Osama bin Laden may have been sleeping with the fishes for a year now, but al-Qaeda still remains as inventive as ever. Now when he was alive, poor old Osama had to rely on videos to issue death threats and couriers to disseminate his ideas about world peace. But with him gone and many out to get his followers, the business of getting the organisation’s terror plots and future course of actions from one place to another has become ever more difficult.

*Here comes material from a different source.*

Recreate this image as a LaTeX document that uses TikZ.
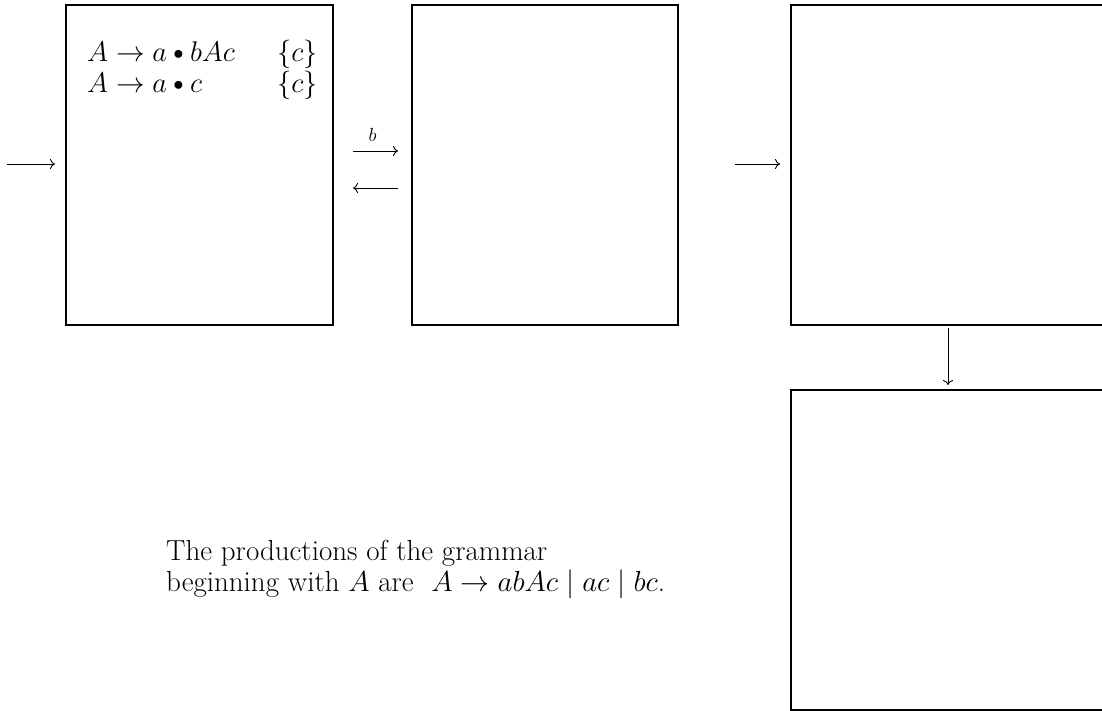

But nothing is beyond our lads in al-Qaeda. One method, as we discovered recently, was to embed plans in a pornographic movie which was found hidden — where else? — in the underpants of a certain Maqsood Lodin who was arrested in Berlin last year. But for every Lodin, many undercover agents must have got through. Imagine the scene. “Ahmed, why are you breathing so heavily? Though our Sheikh is no longer with us, do his words inspire you so much?” one operative would ask the other. The heavy breather would then respond, “The plot to blow up targets erected by the infidels seems to need the use of a number of naked body parts. This could be a new course of action, but what the hell, I am enjoying a bit of break from the goats and camels of the Khyber.” So al-Qaeda jihadis across the world will get a bit of earthly fun watching their instructions unfold in skin tones before going up in the big kaboom.

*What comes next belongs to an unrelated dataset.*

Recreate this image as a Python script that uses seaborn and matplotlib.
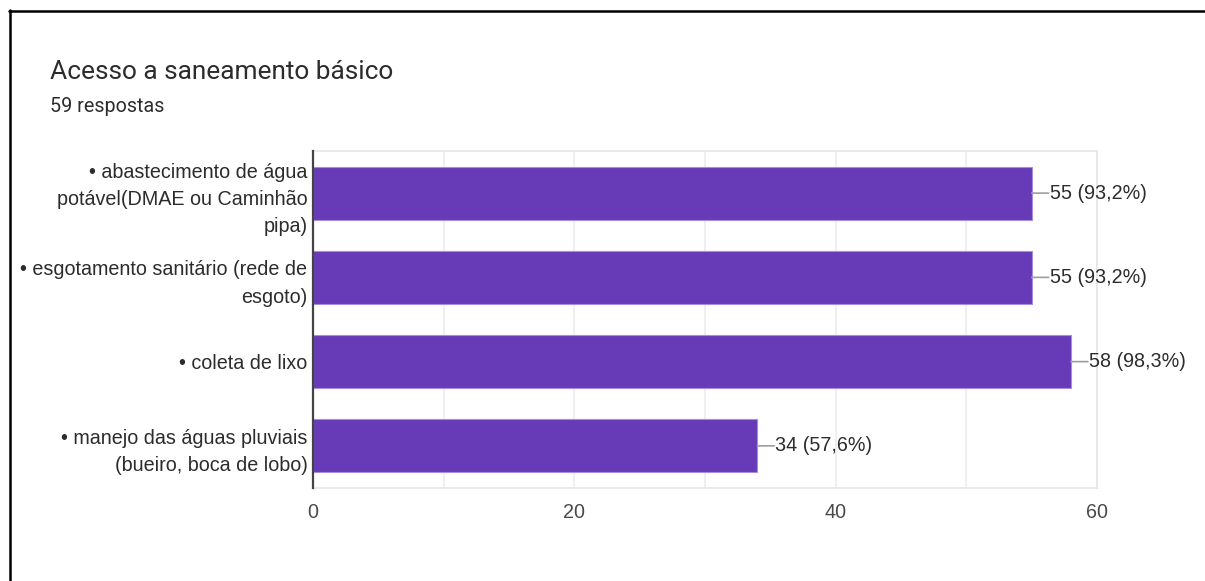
import matplotlib
matplotlib.use("Agg")
import matplotlib.pyplot as plt
from matplotlib.lines import Line2D
from matplotlib.ticker import MultipleLocator
import seaborn as sns
import pandas as pd

# Survey results
title = "Acesso a saneamento básico"
total_respostas = 59
categorias = [
    "• abastecimento de água\npotável(DMAE ou Caminhão\npipa)",
    "• esgotamento sanitário (rede de\nesgoto)",
    "• coleta de lixo",
    "• manejo das águas pluviais\n(bueiro, boca de lobo)",
]
contagens = [55, 55, 58, 34]
x_ticks = [0, 20, 40, 60]

sns.set_theme(style="white")
plt.rcParams["font.family"] = ["Liberation Sans", "DejaVu Sans"]
header_font = ["Roboto", "DejaVu Sans"]

W, H = 1205, 581
DPI = 100
px = 72 / DPI  # one pixel in points

fig = plt.figure(figsize=(W / DPI, H / DPI), dpi=DPI)
fig.patch.set_facecolor("white")

ax = fig.add_axes([313 / W, 1 - 488 / H, (1097 - 313) / W, (488 - 151) / H])

df = pd.DataFrame({"categoria": categorias, "contagem": contagens})
purple = "#673ab7"
sns.barplot(data=df, x="contagem", y="categoria", orient="h", color=purple,
            saturation=1, width=0.63, edgecolor="#a58fdc", linewidth=0.8,
            ax=ax, zorder=3)

ax.set_xlim(0, 60)
ax.set_ylim(3.5, -0.5)
ax.set_xticks(x_ticks)
ax.xaxis.set_minor_locator(MultipleLocator(10))
ax.grid(axis="x", which="both", color="#ececec", linewidth=1.2, zorder=0)
ax.set_axisbelow(True)
ax.set_xlabel("")
ax.set_ylabel("")

text_color = "#2c2c2c"
label_size = 14.2
ax.tick_params(axis="x", which="both", length=0, pad=11, labelsize=label_size,
               labelcolor="#4a4a4a")
ax.tick_params(axis="y", length=0, pad=4, labelsize=label_size,
               labelcolor=text_color)
for lbl in ax.get_yticklabels():
    lbl.set_linespacing(1.55)
    lbl.set_horizontalalignment("right")

for side in ["top", "right", "bottom"]:
    ax.spines[side].set_color("#e6e6e6")
    ax.spines[side].set_linewidth(1.2)
ax.spines["left"].set_color("#444444")
ax.spines["left"].set_linewidth(1.6)
ax.spines["left"].set_zorder(5)

# Value annotations with a short leader line
for i, v in enumerate(contagens):
    pct = f"{v / total_respostas * 100:.1f}".replace(".", ",")
    ax.annotate("", xy=(v, i), xytext=(17 * px, 0), textcoords="offset points",
                xycoords="data", annotation_clip=False,
                arrowprops=dict(arrowstyle="-", color="#9e9e9e", lw=1.2,
                                shrinkA=0, shrinkB=0))
    ax.annotate(f"{v} ({pct}%)", xy=(v, i), xytext=(18 * px, 0),
                textcoords="offset points", va="center", ha="left",
                fontsize=label_size, color=text_color, annotation_clip=False)

fig.text(50 / W, 1 - 79 / H, title, fontsize=18.9, color=text_color,
         va="baseline", ha="left", family=header_font)
fig.text(50 / W, 1 - 112 / H, f"{total_respostas} respostas", fontsize=14.2,
         color=text_color, va="baseline", ha="left", family=header_font)

# Frame edges along the top and left of the figure
fig.add_artist(Line2D([9 / W, 1], [1 - 10.5 / H, 1 - 10.5 / H],
                      transform=fig.transFigure, color="black", lw=1.8))
fig.add_artist(Line2D([9.5 / W, 9.5 / W], [0, 1 - 10 / H],
                      transform=fig.transFigure, color="black", lw=1.8))

fig.savefig("out.png", dpi=DPI, facecolor="white")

In fact, our beloved jihadis are adapting to the ways of the evil world. Not so long ago, one of their leading lights actually encouraged terrorists to drink and frolick with women so as to not attract any suspicion that they might be the pure and faithful. What a smart way to have a sneak preview of your heavenly rewards. Now al-Qaeda has to put out a manual on how to decipher these risqué movies. It will be quite a switch to go from the digitally enhanced to the anatomically enhanced. But then, these are the bare necessities of jihadi terror.